We see that Barkley Michaelson (Bryan Greenman) is a frustrated PhD student, struggling to finish his thesis on cannibalism; his mother, Sarah (Mary Steenburgen), is a famed forensic psychiatrist, and his philandering father, Eli (Alan Rickman), is a professor who just won the Nobel Prize for Chemistry.

And unfortunately for Barkley and his mom, Eli is an arrogant monster of a man with an an ego even bigger than his voracious libido for his female graduate students.  And at a special dinner thrown by his colleagues in honor of his Nobel win, Eli berates the guests with a smug and self-aggrandizing intellectualism.  In a sense, this reflects the supposed theme of the movie—which seems to have something to do with cannibalism: Eli is a man-eating monster of sorts.

Barkley begins and ends the film with a voice-over quote from a 16th century philosopher: “There is more barbarity in eating a man alive than in eating him dead.”  This theme doesn’t seem to make any clear sense until Barkley is kidnapped on the eve of his father’s Nobel Prize ceremony, and held for $2,000,000 ransom.  Eli is, of course, more perturbed at the inconvenience of having his Nobel glory overshadowed by his son’s kidnapping and possible death.  The rest of the film is used to show how to treat someone for being as barbaric as the tagline states, as the kidnappers use Barkley in their goal to torment Eli.

As things begin to unravel through lies, murder, and a whole lot of psychological issues portrayed through the lens of movie psycho-babble, the lack of profundity in the above-mentioned philosophical quote is more and more obvious.  So it’s worse to eat a man alive?  How about a big cup of “duh!”?  As gross as it sounds, I don’t see how anyone could not think that eating a living person is worse than eating a dead person.  And it’s odd that at first we notice Eli is the one who is the metaphorical cannibal of the film; but then as he is tormented for the current and past sins, the  “good guys” of the movie become the cannibals.

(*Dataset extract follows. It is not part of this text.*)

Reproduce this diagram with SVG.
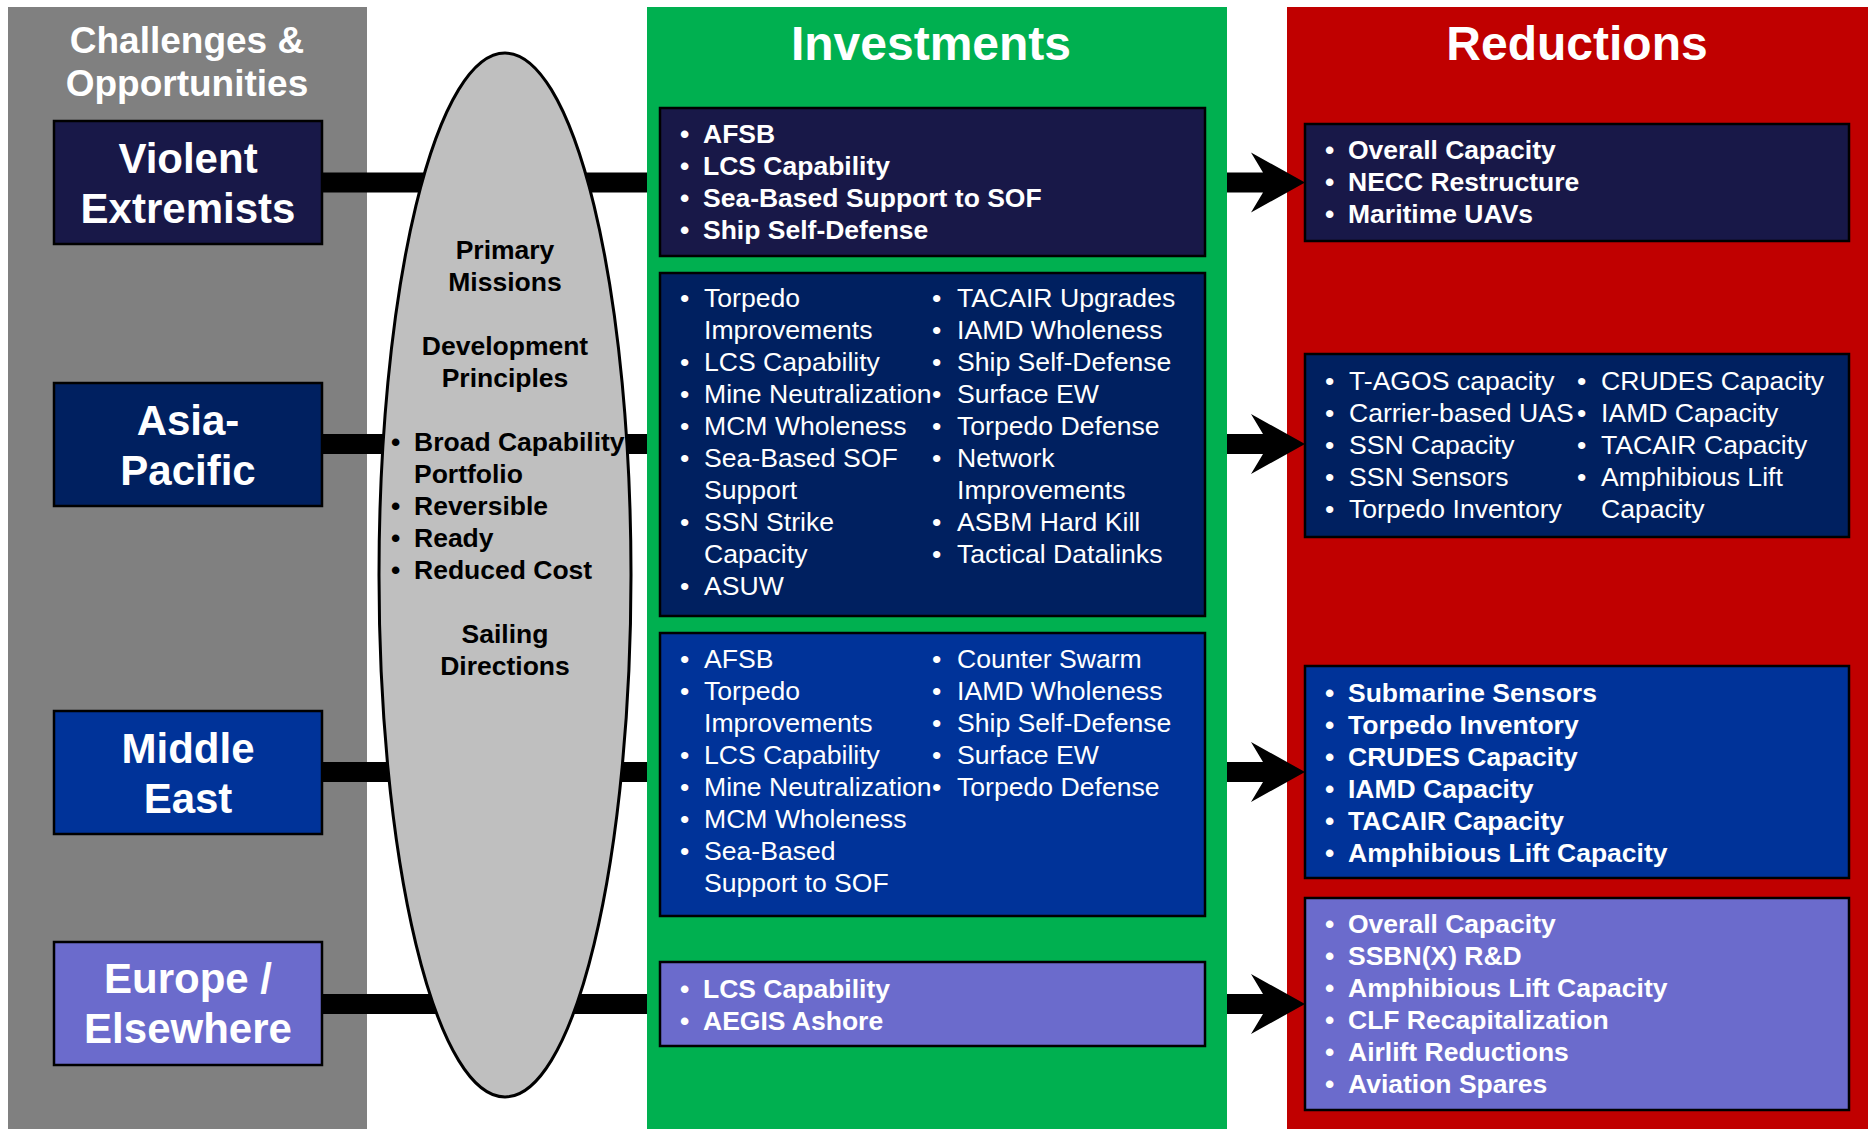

It’s a tale of revenge as a form of cannibalistic retribution, where Eli gets what he deserves, but only to make a point that vengeance is barbaric.  By the end, we’ve seen a man’s life fall apart, sadly, but laced with twisted humor to help lighten the drama.  So really, we end up sympathizing with Eli, the “bad guy,” in all his delightfully wicked ways, because the apparent barbarity comes from those we thought to be the good guys.  Yet there is a relatively happy ending for everyone… well, except for a couple of gruesome deaths along the way.

So what’s the message?  I really don’t know.  There’s a bit of “you reap what you sow,” and a little of “be sure your sins will find you out,” with a reminder of “vengeance is mine, says the Lord” going on.  Sprinkle all over a bunch of college humor and you basically have a somewhat entertaining thriller-comedy.